Keyless ignition introduces a serious security flaw whilst offering no benefit to the user whatsover so even if the security issue could be fixed it's still pointless.

On the subject of knobless radios, and for that matter heater controls, these so called improvements force the user to take their eyes off the road to find which of the numerous flush buttons to press or icons to tap on a screen because you can't just reach and feel them and thus distract the driver from what they should be concentrating on. It's bad enough for people who can see them but for those who need reading glasses (but not glasses to actually drive in) trying to decipher which symbol is which is even more distracting.

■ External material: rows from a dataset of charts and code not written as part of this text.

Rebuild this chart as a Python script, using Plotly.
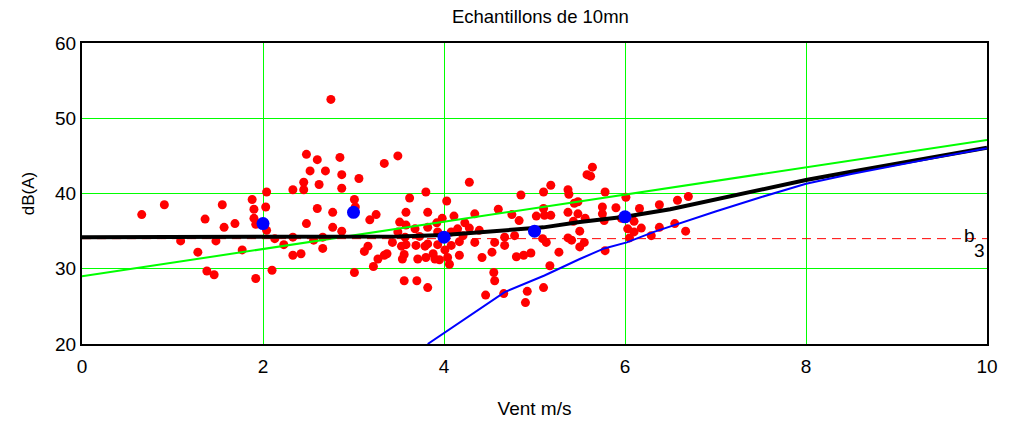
import plotly.graph_objects as go

# ---- data ----
red_x = [0.66, 0.91, 1.09, 1.28, 1.38, 1.46, 1.36, 1.55, 1.57, 1.48, 1.69, 1.77, 1.88, 1.90, 1.90, 1.92,
         1.92, 2.03, 2.04, 2.10, 2.04, 3.01, 3.02, 2.60, 2.77, 2.48, 2.77, 2.87, 3.18, 3.25, 3.58, 3.51,
         2.13, 2.33, 2.23, 2.56, 2.66, 2.66, 2.33, 2.42, 3.12, 3.16, 3.43, 3.53, 3.58, 3.27, 3.34, 3.37,
         3.54, 3.56, 3.22, 3.01, 3.56, 3.49, 3.57, 2.75, 2.48, 2.60, 2.85, 3.34, 3.49, 2.52, 2.69, 2.87,
         3.06, 2.45, 2.62, 2.87, 2.33, 2.45, 3.62, 3.80, 4.28, 4.03, 4.85, 5.10, 5.18, 5.64, 5.58, 5.62,
         5.37, 5.38, 5.78, 6.01, 6.58, 6.70, 3.82, 3.98, 4.11, 4.34, 4.60, 4.75, 4.83, 5.02, 5.10, 3.58,
         3.68, 3.82, 3.93, 4.08, 4.15, 4.21, 3.69, 3.82, 3.93, 4.08, 4.17, 4.34, 4.56, 4.67, 4.67, 4.78,
         3.71, 3.80, 3.88, 3.90, 3.95, 4.04, 4.06, 4.42, 4.53, 4.80, 4.88, 4.96, 4.55, 4.56, 3.70, 3.82,
         4.46, 4.66, 4.92, 4.90, 5.10, 5.17, 5.09, 5.11, 5.44, 5.48, 5.75, 5.75, 5.90, 6.16, 6.38, 5.18,
         5.37, 5.48, 5.56, 5.43, 5.77, 5.96, 6.10, 6.03, 6.18, 6.10, 6.05, 6.38, 6.55, 6.67, 6.29, 5.50,
         5.13, 5.37, 5.41, 5.50, 5.55, 5.27, 5.78, 3.92, 3.73, 4.23, 4.28, 4.39, 3.79, 4.01, 4.17]
red_y = [37.2, 38.5, 33.7, 32.2, 29.7, 29.2, 36.6, 38.5, 35.5, 33.7, 36.0, 32.5, 39.2, 37.9, 36.7, 35.9,
         28.7, 38.2, 40.2, 29.8, 35.1, 39.2, 38.2, 38.0, 37.5, 36.0, 35.5, 35.0, 36.5, 37.2, 37.5, 36.2,
         34.0, 34.2, 33.2, 33.8, 34.2, 32.7, 31.8, 32.0, 32.3, 33.0, 33.5, 33.0, 33.2, 31.3, 31.8, 32.0,
         31.3, 31.9, 30.3, 29.5, 28.4, 34.9, 34.2, 52.5, 45.2, 44.5, 44.8, 44.0, 45.0, 43.0, 43.0, 42.5,
         42.0, 41.5, 41.2, 40.7, 40.5, 40.5, 39.4, 40.2, 41.5, 39.0, 39.8, 40.2, 41.1, 43.5, 42.5, 42.3,
         40.5, 39.9, 40.2, 39.5, 39.1, 39.6, 37.5, 36.7, 37.0, 37.3, 37.9, 37.2, 36.4, 37.0, 38.0, 35.8,
         35.3, 35.5, 34.9, 34.9, 35.3, 34.4, 33.1, 33.3, 33.2, 33.1, 33.6, 33.5, 33.5, 34.2, 33.1, 34.4,
         31.3, 31.5, 32.0, 31.3, 31.2, 31.5, 30.6, 31.5, 32.2, 31.6, 31.8, 32.1, 29.5, 28.4, 28.4, 27.5,
         26.5, 26.7, 27.0, 25.5, 27.5, 30.4, 34.0, 37.1, 38.7, 38.9, 38.2, 37.3, 38.1, 38.0, 38.5, 37.1,
         37.5, 37.3, 36.7, 36.3, 36.4, 36.7, 36.3, 35.3, 35.4, 34.9, 34.1, 35.5, 36.0, 35.0, 34.4, 35.0,
         33.5, 34.1, 33.8, 32.9, 33.5, 32.2, 32.4, 36.1, 34.3, 36.1, 35.4, 35.1, 33.0, 32.5, 31.8]

blue_pts_x = [2, 3, 4, 5, 6]
blue_pts_y = [36.0, 37.5, 34.2, 35.0, 36.9]

green_x = [0, 10]
green_y = [29.0, 47.1]

blue_curve_x = [3.82, 4.04, 4.32, 4.67, 5.11, 5.5, 5.77, 6.02, 6.32, 6.82, 7.0, 7.5, 8.0, 8.5, 9.0, 9.5, 10.0]
blue_curve_y = [20.0, 21.8, 24.0, 26.9, 29.1, 31.3, 32.7, 33.5, 34.9, 36.9, 37.6, 39.5, 41.3, 42.6, 43.8, 44.9, 46.0]

black_x = [0, 3.5, 4.0, 4.5, 5.1, 5.5, 6.0, 6.5, 7.0, 7.5, 8.0, 8.5, 9.0, 9.5, 10.0]
black_y = [34.2, 34.3, 34.5, 34.9, 35.5, 36.2, 36.9, 37.9, 39.2, 40.5, 41.8, 42.9, 44.0, 45.0, 46.1]

b3_level = 34.0

x_ticks = [0, 2, 4, 6, 8, 10]
y_ticks = [20, 30, 40, 50, 60]

FONT = "Liberation Sans, Arial, sans-serif"

fig = go.Figure()
fig.add_trace(go.Scatter(x=red_x, y=red_y, mode="markers",
                         marker=dict(color="#ff0000", size=9), hoverinfo="skip"))
fig.add_trace(go.Scatter(x=green_x, y=green_y, mode="lines",
                         line=dict(color="#00ff00", width=2), hoverinfo="skip"))
fig.add_trace(go.Scatter(x=[0, 10], y=[b3_level, b3_level], mode="lines",
                         line=dict(color="#ff0000", width=1, dash="9px,6px"), hoverinfo="skip"))
fig.add_trace(go.Scatter(x=black_x, y=black_y, mode="lines",
                         line=dict(color="#000000", width=4), hoverinfo="skip"))
fig.add_trace(go.Scatter(x=blue_curve_x, y=blue_curve_y, mode="lines",
                         line=dict(color="#0000ff", width=2), hoverinfo="skip"))
fig.add_trace(go.Scatter(x=blue_pts_x, y=blue_pts_y, mode="markers",
                         marker=dict(color="#0000ff", size=13), hoverinfo="skip"))

# "b" with a large subscript "3", as in the reference
fig.add_annotation(x=10, y=b3_level, xref="x", yref="y", text="b",
                   showarrow=False, xanchor="right", yanchor="bottom", xshift=-10, yshift=-9,
                   font=dict(family=FONT, size=19, color="black"))
fig.add_annotation(x=10, y=b3_level, xref="x", yref="y", text="3",
                   showarrow=False, xanchor="right", yanchor="top", xshift=0, yshift=1,
                   font=dict(family=FONT, size=19, color="black"))

axis_common = dict(showline=True, linecolor="black", linewidth=2, mirror=True,
                   showgrid=True, gridcolor="#00ff00", gridwidth=1, zeroline=False,
                   automargin=False,
                   ticks="", tickfont=dict(family=FONT, size=19, color="black"))

fig.update_layout(
    width=1012, height=425,
    margin=dict(l=82, r=25, t=43, b=81),
    paper_bgcolor="white", plot_bgcolor="white",
    showlegend=False,
    title=dict(text="Echantillons de 10mn", x=0.534, xanchor="center", y=0.96, yanchor="middle",
               font=dict(family=FONT, size=18.5, color="black")),
    xaxis=dict(range=[0, 10], tickvals=x_ticks, ticklabelstandoff=4,
               title=dict(text="Vent m/s", standoff=26,
                          font=dict(family=FONT, size=19, color="black")), **axis_common),
    yaxis=dict(range=[20, 60], tickvals=y_ticks,
               title=dict(text="dB(A)", standoff=16,
                          font=dict(family=FONT, size=17, color="black")), **axis_common),
)

fig.write_html("out.html", config={"displayModeBar": False})
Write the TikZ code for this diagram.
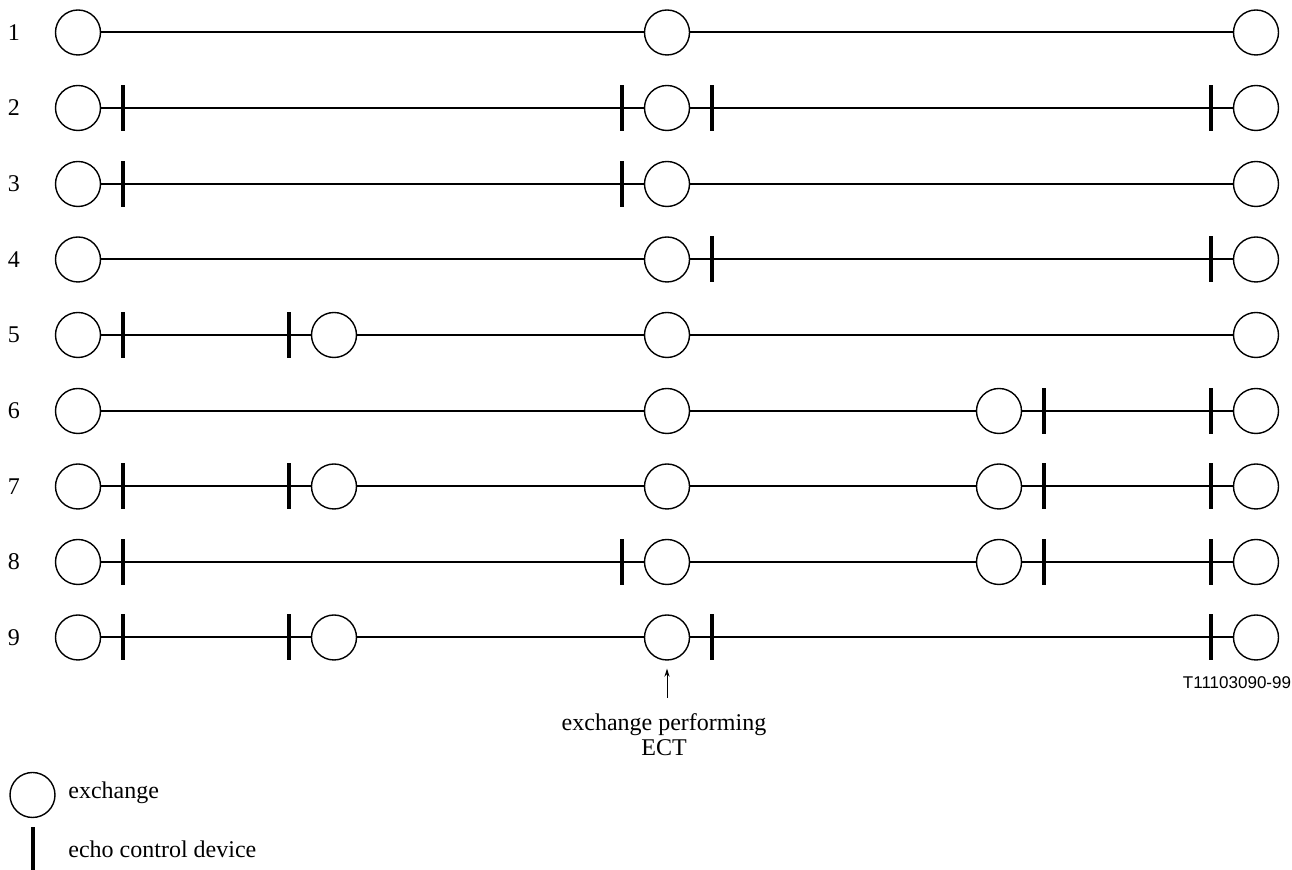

Most car design happens because techy nerds enjoy designing it, not because it serves any useful purpose, add run flat tyres and space saver spares wheels to the list of pointless crap on modern cars along with rain sensing wipers which are guaranteed to always wipe at the wrong speed.

 Dax H 01 Jun 2021
In reply to Ciro:

> I once had a car with 2FA - a citroen xantia that had a little numerical keypad on the central console that required a PIN code to deactivate the immobiliser after turning the ignition on.

I had this on a Citroen Dispatch van. Unfortunately it was a gen 1 and the key pad folded down to access it, great idea until 4 years in when the opening and closing 8 to 10 times a day caused the wires to snap and me sanding a couple of hours with no phone signal in North Yorkshire soldering the wires back together again.